**Problem**
Nothing but the lines from the top of the data to the line holding "const seriesNames = ['Data', 'AR(1)', 'Our" should be printed, word for word and both ends included; leave the pictures out.

**Provided data**

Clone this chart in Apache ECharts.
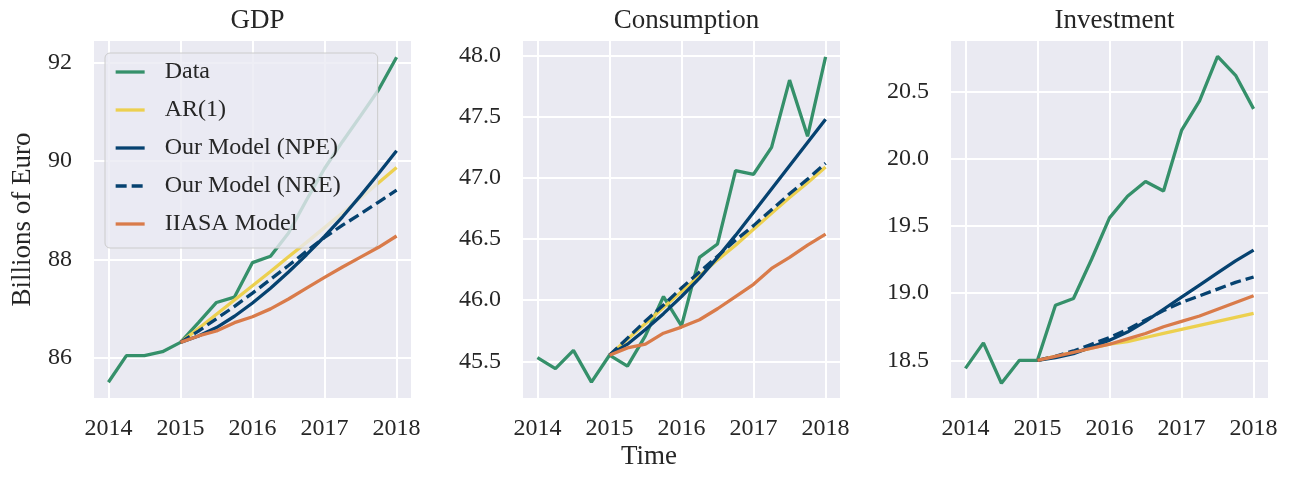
<!DOCTYPE html>
<html>
<head>
<meta charset="utf-8">
<script src="https://cdn.jsdelivr.net/npm/echarts@6/dist/echarts.min.js"></script>
<style>
  html, body { margin: 0; padding: 0; background: #ffffff; }
  #chart { width: 1299px; height: 481px; }
</style>
</head>
<body>
<div id="chart"></div>
<script>
// quarterly time axis
const quarters = [2014, 2014.25, 2014.5, 2014.75, 2015, 2015.25, 2015.5, 2015.75,
  2016, 2016.25, 2016.5, 2016.75, 2017, 2017.25, 2017.5, 2017.75, 2018]
const yearTicks = [2014, 2015, 2016, 2017, 2018]

const panelTitles = ['GDP', 'Consumption', 'Investment']
const seriesNames = ['Data', 'AR(1)', 'Our Model (NPE)', 'Our Model (NRE)', 'IIASA Model']

// GDP (billions of euro)
const gdpData = [85.51, 86.05, 86.05, 86.13, 86.32, 86.72, 87.13, 87.24, 87.94,
  88.07, 88.54, 89.21, 89.85, 90.4, 90.92, 91.45, 92.11]
const gdpAR = [86.32, 86.6, 86.89, 87.18, 87.47, 87.76, 88.06, 88.35, 88.65, 88.95, 89.25, 89.56, 89.87]
const gdpNPE = [86.32, 86.45, 86.62, 86.85, 87.12, 87.42, 87.75, 88.1, 88.47, 88.87, 89.3, 89.75, 90.21]
const gdpNRE = [86.32, 86.55, 86.8, 87.05, 87.32, 87.6, 87.88, 88.17, 88.45, 88.7, 88.93, 89.17, 89.41]
const gdpIIASA = [86.32, 86.45, 86.55, 86.72, 86.84, 87.0, 87.2, 87.42, 87.64, 87.85, 88.05, 88.25, 88.48]
const gdpTicks = [86, 88, 90, 92]

// Consumption
const consData = [45.53, 45.44, 45.59, 45.33, 45.55, 45.46, 45.71, 46.03, 45.79,
  46.35, 46.46, 47.06, 47.03, 47.25, 47.8, 47.34, 47.99]
const consAR = [45.55, 45.68, 45.81, 45.94, 46.07, 46.2, 46.33, 46.45, 46.58, 46.71, 46.84, 46.96, 47.09]
const consNPE = [45.55, 45.64, 45.76, 45.89, 46.03, 46.18, 46.35, 46.53, 46.72, 46.91, 47.1, 47.29, 47.48]
const consNRE = [45.55, 45.69, 45.83, 45.96, 46.1, 46.23, 46.36, 46.49, 46.61, 46.74, 46.87, 46.99, 47.12]
const consIIASA = [45.55, 45.61, 45.64, 45.73, 45.78, 45.84, 45.93, 46.03, 46.13, 46.26, 46.35, 46.45, 46.54]
const consTicks = [45.5, 46.0, 46.5, 47.0, 47.5, 48.0]

// Investment
const invData = [18.44, 18.63, 18.33, 18.5, 18.5, 18.91, 18.96, 19.25, 19.56,
  19.72, 19.83, 19.76, 20.21, 20.43, 20.76, 20.62, 20.37]
const invAR = [18.5, 18.53, 18.56, 18.59, 18.62, 18.64, 18.67, 18.7, 18.73, 18.76, 18.79, 18.82, 18.85]
const invNPE = [18.5, 18.52, 18.55, 18.6, 18.65, 18.71, 18.79, 18.88, 18.97, 19.06, 19.15, 19.24, 19.32]
const invNRE = [18.5, 18.53, 18.57, 18.62, 18.67, 18.73, 18.8, 18.87, 18.93, 18.98, 19.03, 19.08, 19.12]
const invIIASA = [18.5, 18.53, 18.56, 18.59, 18.62, 18.66, 18.7, 18.75, 18.79, 18.83, 18.88, 18.93, 18.98]
const invTicks = [18.5, 19.0, 19.5, 20.0, 20.5]

const colors = ['#35906a', '#ecd04f', '#064270', '#064270', '#d97b4a']
const font = 'Liberation Serif'
const textColor = '#262626'

const panels = [
  { left: 94, ticks: gdpTicks, min: 85.19, max: 92.44, digits: 0,
    series: [gdpData, gdpAR, gdpNPE, gdpNRE, gdpIIASA] },
  { left: 523, ticks: consTicks, min: 45.2, max: 48.12, digits: 1,
    series: [consData, consAR, consNPE, consNRE, consIIASA] },
  { left: 951, ticks: invTicks, min: 18.22, max: 20.875, digits: 1,
    series: [invData, invAR, invNPE, invNRE, invIIASA] }
]
const plotWidth = 317
const plotTop = 41
const plotHeight = 357

const chart = echarts.init(document.getElementById('chart'))

const grids = []
const xAxes = []
const yAxes = []
const titles = []
const series = []

panels.forEach((p, i) => {
  grids.push({
    left: p.left, top: plotTop, width: plotWidth, height: plotHeight,
    show: true, backgroundColor: '#eaeaf2', borderWidth: 0
  })
  titles.push({
    text: panelTitles[i],
    left: p.left + plotWidth / 2,
    top: 2,
    textAlign: 'center',
    textStyle: { fontFamily: font, fontSize: 27, fontWeight: 'normal', color: textColor }
  })
  xAxes.push({
    type: 'value', gridIndex: i, min: 2013.8, max: 2018.2,
    axisLine: { show: false },
    axisTick: { show: false, customValues: yearTicks },
    axisLabel: {
      customValues: yearTicks, margin: 19,
      fontFamily: font, fontSize: 24, color: textColor,
      formatter: v => String(v)
    },
    splitLine: { show: true, lineStyle: { color: '#ffffff', width: 2 } }
  })
  yAxes.push({
    type: 'value', gridIndex: i, min: p.min, max: p.max,
    name: i === 0 ? 'Billions of Euro' : '',
    nameLocation: 'middle',
    nameGap: 58,
    nameTextStyle: { fontFamily: font, fontSize: 27, color: textColor },
    axisLine: { show: false },
    axisTick: { show: false, customValues: p.ticks },
    axisLabel: {
      customValues: p.ticks, margin: 22,
      fontFamily: font, fontSize: 24, color: textColor,
      formatter: v => v.toFixed(p.digits)
    },
    splitLine: { show: true, lineStyle: { color: '#ffffff', width: 2 } }
  })
  p.series.forEach((vals, k) => {
    const xs = k === 0 ? quarters : quarters.slice(4)
    series.push({
      name: seriesNames[k],
      type: 'line',
      xAxisIndex: i,
      yAxisIndex: i,
      data: vals.map((v, j) => [xs[j], v]),
      symbol: 'none',
      color: colors[k],
      lineStyle: { width: 3.3, color: colors[k], type: k === 3 ? [11, 5] : 'solid' },
      z: 2 + k
    })
  })
})

titles.push({
  text: 'Time',
  left: 644,
  top: 438,
  textAlign: 'center',
  textStyle: { fontFamily: font, fontSize: 27, fontWeight: 'normal', color: textColor }
})

const option = {
  backgroundColor: '#ffffff',
  animation: false,
  title: titles,
  grid: grids,
  xAxis: xAxes,
  yAxis: yAxes,
  legend: {
    data: seriesNames,
    orient: 'vertical',
    left: 105,
    top: 53,
    padding: [7, 13, 12, 9],
    itemWidth: 29,
    itemHeight: 3,
    itemGap: 14,
    itemStyle: { opacity: 0 },
    lineStyle: { width: 3.3 },
    backgroundColor: 'rgba(234,234,242,0.8)',
    borderColor: '#cccccc',
    borderWidth: 1,
    borderRadius: 5,
    textStyle: {
      fontFamily: font, fontSize: 24, color: textColor,
      lineHeight: 24, width: 200, padding: [0, 0, 0, 15]
    }
  },
  series: series
}

chart.setOption(option)
</script>
</body>
</html>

**Expected answer**
Clone this chart in Apache ECharts.
<!DOCTYPE html>
<html>
<head>
<meta charset="utf-8">
<script src="https://cdn.jsdelivr.net/npm/echarts@6/dist/echarts.min.js"></script>
<style>
  html, body { margin: 0; padding: 0; background: #ffffff; }
  #chart { width: 1299px; height: 481px; }
</style>
</head>
<body>
<div id="chart"></div>
<script>
// quarterly time axis
const quarters = [2014, 2014.25, 2014.5, 2014.75, 2015, 2015.25, 2015.5, 2015.75,
  2016, 2016.25, 2016.5, 2016.75, 2017, 2017.25, 2017.5, 2017.75, 2018]
const yearTicks = [2014, 2015, 2016, 2017, 2018]

const panelTitles = ['GDP', 'Consumption', 'Investment']
const seriesNames = ['Data', 'AR(1)', 'Our Model (NPE)', 'Our Model (NRE)', 'IIASA Model']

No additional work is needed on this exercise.